The purpose of this complex equation is to ensure that each participating node exerts a significant amount of energy in order to solve it. In Proof of Work consensus, these equations are extremely difficult, and thus require vast amounts of processing power and electricity.
Each node in a Proof of Work blockchain can be considered to be ’racing‘ the other nodes to find the correct answer to this equation, which will then finish the ’page‘, or block. The node that announces the correct answer first is provided with a ’block reward‘, which commonly comes in the form of the blockchain’s cryptocurrency.
The process of solving these blocks is called ’mining‘. Nodes that choose to mine in Proof of Work blockchain networks are called ’miners‘. In order to ensure the answers provided are correct and are in accordance with the current state of the ledger, miners who announce different answers to those working on the same block are rejected.
As mining requires a relatively large amount of electricity, miners do not want their solution to be rejected, and are thus incentivized to contribute correct answers, assisting with the maintenance of the ledger.

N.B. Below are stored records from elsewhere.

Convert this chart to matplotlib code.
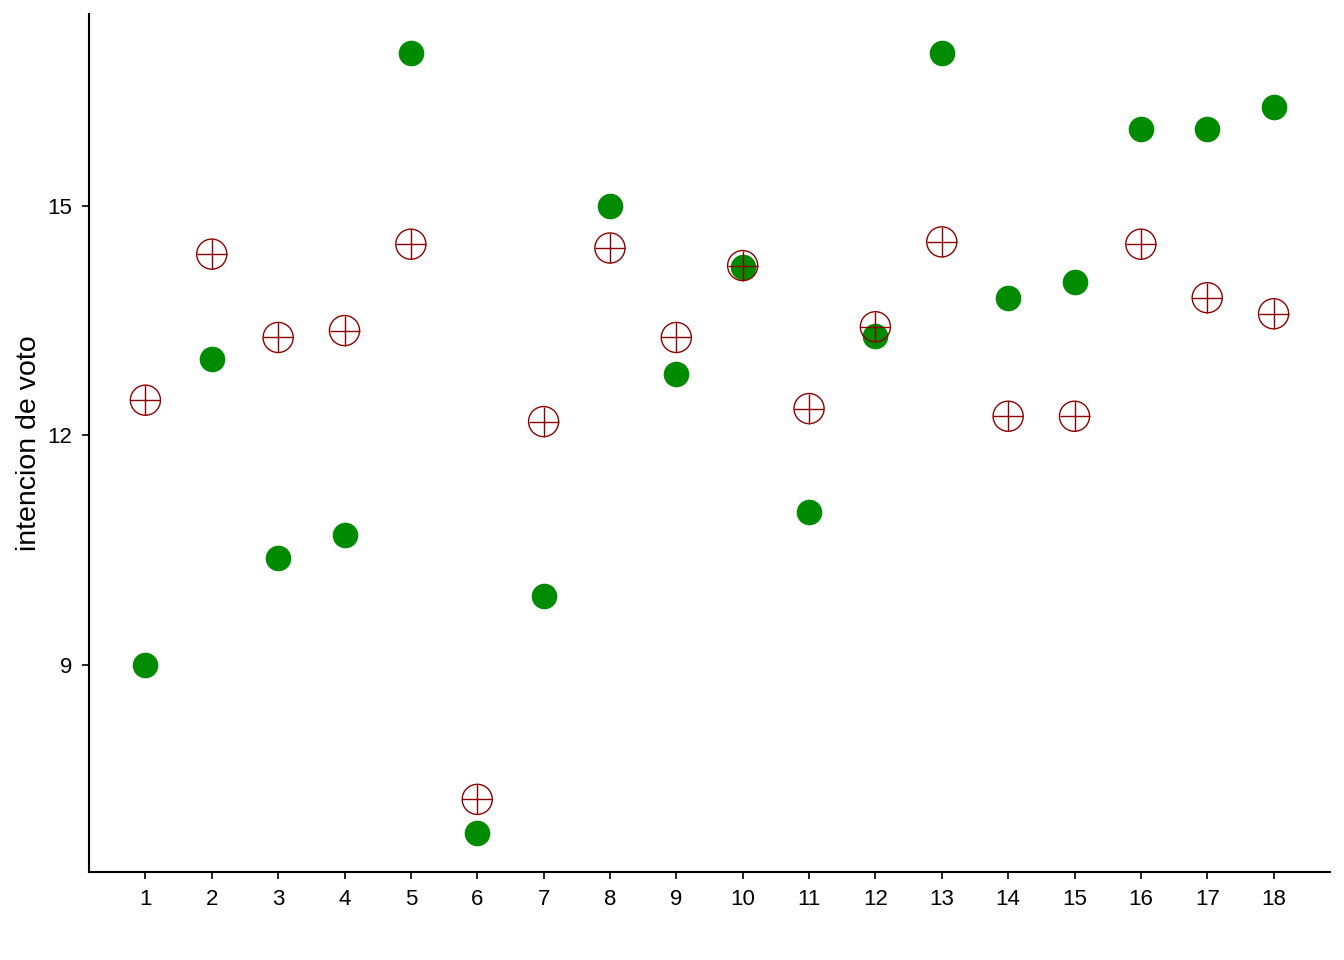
import matplotlib
matplotlib.use("Agg")
import matplotlib.pyplot as plt

plt.rcParams["font.family"] = ["Liberation Sans", "DejaVu Sans"]

# Intencion de voto por observacion
obs = list(range(1, 19))
verde = [9.0, 13.0, 10.4, 10.7, 17.0, 6.8, 9.9, 15.0, 12.8,
         14.2, 11.0, 13.3, 17.0, 13.8, 14.0, 16.0, 16.0, 16.3]
rojo = [12.46, 14.37, 13.28, 13.37, 14.50, 7.24, 12.18, 14.45, 13.28,
        14.22, 12.35, 13.42, 14.53, 12.25, 12.25, 14.50, 13.80, 13.59]

fig = plt.figure(figsize=(13.44, 9.6), dpi=100)
ax = fig.add_axes([89 / 1344, 1 - 872 / 960, (1330 - 89) / 1344, (872 - 14) / 960])

ax.scatter(obs, verde, s=340, color="#008B00", linewidths=0, zorder=2)
ax.scatter(obs, rojo, s=470, facecolors="none", edgecolors="#8B0000",
           linewidths=1.0, zorder=3)
ax.scatter(obs, rojo, s=470, marker="+", color="#8B0000",
           linewidths=1.0, zorder=3)

ax.set_xlim(0.15, 18.85)
ax.set_ylim(6.29, 17.51)
ax.set_xticks(obs)
ax.set_yticks([9, 12, 15])
ax.set_ylabel("intencion de voto", fontsize=20.5, labelpad=4)

for side in ["top", "right"]:
    ax.spines[side].set_visible(False)
for side in ["left", "bottom"]:
    ax.spines[side].set_linewidth(1.5)
ax.tick_params(length=5, width=1.2, labelsize=16, colors="black", pad=7)

fig.savefig("out.png", dpi=100)
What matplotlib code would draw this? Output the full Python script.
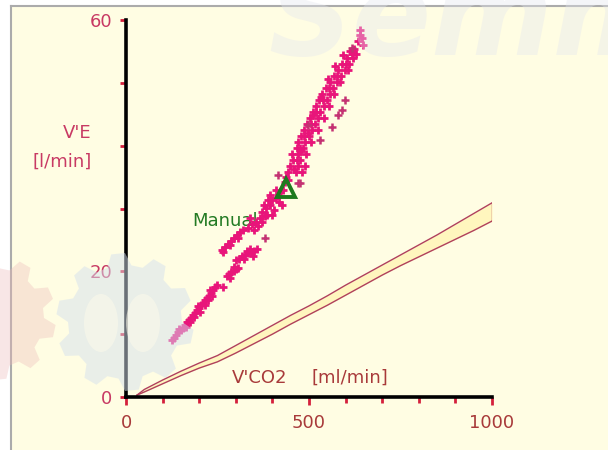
import numpy as np
import matplotlib
matplotlib.use("Agg")
import matplotlib.pyplot as plt
from matplotlib.patches import Polygon, Ellipse, Rectangle

# V'CO2 [ml/min] / V'E [l/min] breath points
ve_co2 = [126, 131, 137, 142, 150, 156, 161, 167, 172, 178, 183, 189, 194, 199, 205, 210,
          216, 221, 227, 232, 238, 243, 235, 202, 175, 164, 216, 249, 197, 224, 146, 186, 230,
          265, 276, 282, 288, 294, 300, 285, 296, 305, 300, 310, 318, 326, 334, 342, 350, 358,
          322, 338, 346, 330,
          262, 270, 279, 287, 295, 303, 311, 320, 306, 284, 266,
          333, 344, 355, 366, 380, 339, 361, 350, 372,
          372, 382, 393, 399, 410, 415, 421, 429, 388, 404, 426, 434, 443, 410, 393, 377, 418,
          400, 385, 436,
          442, 464, 481, 448, 470, 489, 456, 475, 466, 453, 470, 492, 467, 484, 476, 470, 489,
          505, 486, 500, 478, 486, 508, 524, 494, 516, 505, 503, 524, 541, 511, 530, 520, 519,
          541, 555, 527, 549, 538, 535, 557, 568, 546, 565, 556, 557, 576, 585, 568, 587, 577,
          579, 598, 607, 590, 609, 600, 604, 620, 617, 628, 623,
          458, 478, 497, 512, 532, 551, 572, 594, 613,
          639, 639, 645, 647, 634]
ve_lmin = [9.1, 9.4, 9.9, 10.3, 10.7, 11.0, 11.5, 11.9, 12.3, 12.6, 13.0, 13.4, 13.8, 14.2, 14.6, 15.0,
           15.4, 15.8, 16.1, 16.6, 17.0, 17.5, 16.1, 13.5, 11.9, 11.1, 14.6, 17.8, 14.5, 15.4, 10.9, 12.8, 17.0,
           17.5, 19.2, 19.5, 19.9, 20.1, 20.4, 19.0, 20.7, 20.6, 21.8, 22.0, 22.4, 22.6, 22.9, 23.1, 23.3, 23.5,
           21.9, 23.6, 22.5, 23.2,
           23.4, 23.9, 24.4, 24.8, 25.3, 25.8, 26.3, 26.6, 25.3, 24.2, 23.0,
           26.9, 27.5, 27.9, 28.5, 28.8, 28.5, 27.2, 26.6, 27.9,
           29.5, 30.1, 30.6, 31.4, 31.7, 32.2, 32.6, 33.0, 31.4, 29.8, 30.6, 34.2, 34.5, 33.0, 32.2, 30.6, 31.0,
           29.0, 29.0, 35.0,
           35.8, 35.8, 35.8, 36.8, 36.8, 36.8, 37.7, 37.7, 37.7, 38.7, 38.7, 38.7, 39.6, 39.6, 39.6, 40.6, 40.6,
           40.6, 41.6, 41.6, 41.6, 42.5, 42.5, 42.5, 43.5, 43.5, 43.5, 44.4, 44.4, 44.4, 45.4, 45.4, 45.4, 46.3,
           46.3, 46.3, 47.3, 47.3, 47.3, 48.2, 48.2, 48.2, 49.2, 49.2, 49.2, 50.1, 50.1, 50.1, 51.1, 51.1, 51.1,
           52.1, 52.1, 52.1, 53.0, 53.0, 53.0, 54.0, 54.0, 54.6, 54.6, 55.4,
           36.3, 39.1, 42.0, 44.9, 47.7, 50.6, 52.6, 54.5, 55.0,
           58.4, 57.6, 57.2, 56.0, 56.7]

# scattered breaths off the main trace
odd_co2 = [579, 563, 475, 617, 598, 590, 530, 380, 470, 497, 415]
odd_lmin = [44.9, 43.0, 34.1, 55.6, 47.3, 45.7, 40.9, 25.3, 34.1, 43.3, 35.3]

# reference envelope
env_co2 = [30, 50, 100, 150, 200, 250, 300, 350, 400, 450, 500, 550, 600, 650, 700,
           750, 800, 850, 900, 950, 1000]
env_upper = [0.3, 1.2, 2.7, 4.1, 5.4, 6.6, 8.2, 9.8, 11.4, 13.0, 14.5, 16.1, 17.8, 19.4, 21.0,
             22.6, 24.2, 25.8, 27.5, 29.2, 30.9]
env_lower = [0.3, 0.8, 2.1, 3.4, 4.6, 5.6, 7.0, 8.5, 10.0, 11.6, 13.1, 14.6, 16.2, 17.8, 19.4,
             20.9, 22.3, 23.7, 25.1, 26.5, 28.0]

manual_co2 = 437
manual_lmin = 33.3

x_major = [0, 500, 1000]
x_minor = [100, 200, 300, 400, 600, 700, 800, 900]
y_major = [0, 20, 60]
y_minor = [10, 30, 40, 50]

bg = '#FFFDE3'
pink = '#E8157A'
dark_pink = '#C43272'
tick_red = '#D4203C'

fig = plt.figure(figsize=(6.08, 4.5), dpi=100, facecolor='white')

# panel background and grey frame
fig.patches.append(Rectangle((11 / 608, 0), 1, 444 / 450, transform=fig.transFigure,
                             facecolor=bg, edgecolor='none', zorder=-2))
fig.lines.append(plt.Line2D([11 / 608, 11 / 608], [0, 444 / 450], transform=fig.transFigure,
                            color='#ABABAB', lw=1.5, zorder=-1))
fig.lines.append(plt.Line2D([11 / 608, 1], [444 / 450, 444 / 450], transform=fig.transFigure,
                            color='#ABABAB', lw=1.5, zorder=-1))

ax = fig.add_axes([126 / 608, 53 / 450, 366 / 608, 377 / 450])
ax.patch.set_visible(False)
ax.set_xlim(0, 1000)
ax.set_ylim(0, 60)

# envelope band
ax.fill_between(env_co2, env_lower, env_upper, color='#FFF6BE', zorder=1, lw=0)
ax.plot(env_co2, env_upper, color='#B0405C', lw=1.0, zorder=2)
ax.plot(env_co2, env_lower, color='#B0405C', lw=1.0, zorder=2)
ax.plot([env_co2[-1], env_co2[-1]], [env_lower[-1], env_upper[-1]], color='#B0405C', lw=1.0, zorder=2)

ax.text(180, 28.0, 'Manual', color='#237A23', fontsize=13, ha='left', va='center', zorder=2)

ax.scatter(ve_co2, ve_lmin, marker='+', s=40, linewidths=2.0, color=pink, zorder=3, clip_on=False)
ax.scatter(odd_co2, odd_lmin, marker='+', s=34, linewidths=1.8, color=dark_pink, zorder=3, clip_on=False)
ax.plot([manual_co2], [manual_lmin], marker='^', ms=13, mew=2.8, mfc='none', mec='#1E7A1E',
        ls='none', zorder=4)

for side in ['top', 'right']:
    ax.spines[side].set_visible(False)
for side in ['left', 'bottom']:
    ax.spines[side].set_linewidth(2.6)
    ax.spines[side].set_color('black')

ax.set_xticks(x_major)
ax.set_xticks(x_minor, minor=True)
ax.set_yticks(y_major)
ax.set_yticks(y_minor, minor=True)
ax.tick_params(axis='x', which='major', length=6, width=2, color=tick_red,
               labelcolor='#A83A3A', labelsize=13, pad=6)
ax.tick_params(axis='x', which='minor', length=4, width=2, color=tick_red)
ax.tick_params(axis='y', which='both', length=4, width=2, color=tick_red,
               labelcolor='#C83A64', labelsize=13, pad=6)

ax.text(-93, 42.0, "V'E", color='#C83A64', fontsize=13, ha='right', va='center', clip_on=False)
ax.text(-93, 37.4, "[l/min]", color='#C83A64', fontsize=13, ha='right', va='center', clip_on=False)
ax.text(290, 3.0, "V'CO2", color='#A83A3A', fontsize=13, ha='left', va='center')
ax.text(508, 3.0, "[ml/min]", color='#A83A3A', fontsize=13, ha='left', va='center')

# logo watermark laid over the panel, in pixel coordinates
over = fig.add_axes([0, 0, 1, 1], zorder=10)
over.set_xlim(0, 608)
over.set_ylim(450, 0)
over.axis('off')
over.patch.set_visible(False)


def gear(cx, cy, r_out, r_in, n):
    pts = []
    step = 2 * np.pi / n
    for k in range(n):
        a = k * step
        for frac, r in [(0.0, r_in), (0.18, r_out), (0.5, r_out), (0.68, r_in)]:
            ang = a + frac * step
            pts.append((cx + r * np.cos(ang), cy + r * np.sin(ang)))
    return pts


over.add_patch(Polygon(gear(-6, 318, 62, 50, 10), closed=True, facecolor='#EDB9B9',
                       edgecolor='none', alpha=0.35))
over.add_patch(Polygon(gear(125, 322, 69, 57, 10), closed=True, facecolor='#D5E1EE',
                       edgecolor='none', alpha=0.5))
over.add_patch(Ellipse((101, 323), 34, 58, facecolor='#FCFAEA', edgecolor='none', alpha=0.55))
over.add_patch(Ellipse((143, 323), 34, 58, facecolor='#FCFAEA', edgecolor='none', alpha=0.55))
over.text(268, 55, 'Semm', fontsize=84, fontstyle='italic', fontweight='semibold',
          color='#E4E6EE', alpha=0.38, ha='left', va='baseline')

fig.savefig('out.png', dpi=100, facecolor='white')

A Proof of Work system is virtually immune to tampering unless a miner or a group of miners dedicated to disrupting the network control more than 51% of the total processing power dedicated towards it. Even if a group did control a majority of nodes it would be extremely difficult to tamper with past transactions and functionally impossible to alter transactions beyond a few blocks.
Processing power is extremely important when mining Proof of Work networks. As a general rule the more processing power a miner is able to dedicate to mining, the more likely it is that they’ll be able to solve the block first and thus receive the block reward. Many miners choose to pool their resources together into a ’mining pool‘ that spreads the block reward for solved blocks across all members.
The complexity of blocks in a Proof of Work network can be adjusted to regulate ’block difficulty‘. If blocks in a Proof of Work network are taking too long to solve, the block difficulty can be reduced. If blocks are solved too fast, difficulty can be increased. Changing block difficulty determines how often a new ’page‘ is created in the ledger, a process referred to as ’block timing‘.
Some examples of Proof of Work blockchain networks include Bitcoin, Litecoin, and Bitcoin Cash.
Proof of Stake
Proof of Stake is a consensus method that doesn’t involve mining at all. Instead of relying on the incentivization of miners to ensure all network participants are dedicated towards maintaining the integrity of the ledger, Proof of Stake networks must hold an amount of equity in the network, referred to as ’Stake’.
In a Proof of Stake network, nodes are selected to process transactions without needing to solve any complex equations. Other nodes in the network are selected to verify the integrity of the block that’s solved. To prevent participants from attempting to tamper with the network, nodes must lock up, or ’stake‘ an amount of cryptocurrency that is forfeited if any irregularities are detected.
This method ensures that individuals operating Proof of Stake nodes are financially invested in the network and are thus committed to operating with integrity. The more currency a node stakes in this kind of blockchain network, the more likely it is that it will be selected to create the next block and thus claim transaction fees.
Proof of Stake systems typically boast faster transaction confirmation times and more transactions per second than Proof of Work systems. Notable Proof of Stake blockchains include NXT and Peercoin. Ethereum, the second largest cryptocurrency by market cap, is also planning on shifting from Proof of Work to Proof of Stake in the near future.
Proof of Importance
Proof of Importance operates in a similar manner to Proof of Stake consensus in that nodes are required to stake crypto in order to participate. Instead of simply selecting the node to create the next block based on stake size, however, Proof of Importance networks select nodes based on their ’importance score’.
This score is calculated not only on the amount of cryptocurrency staked in the network, but also on how much the node uses the network and how often they contribute. Nodes that help to facilitate the most transactions are ranked with high important scores.
This consensus method encourages the use of cryptocurrency on the blockchain as a currency as opposed to a means of storing value, and is highly scalable. NEM is a good example of a Proof of Importance blockchain.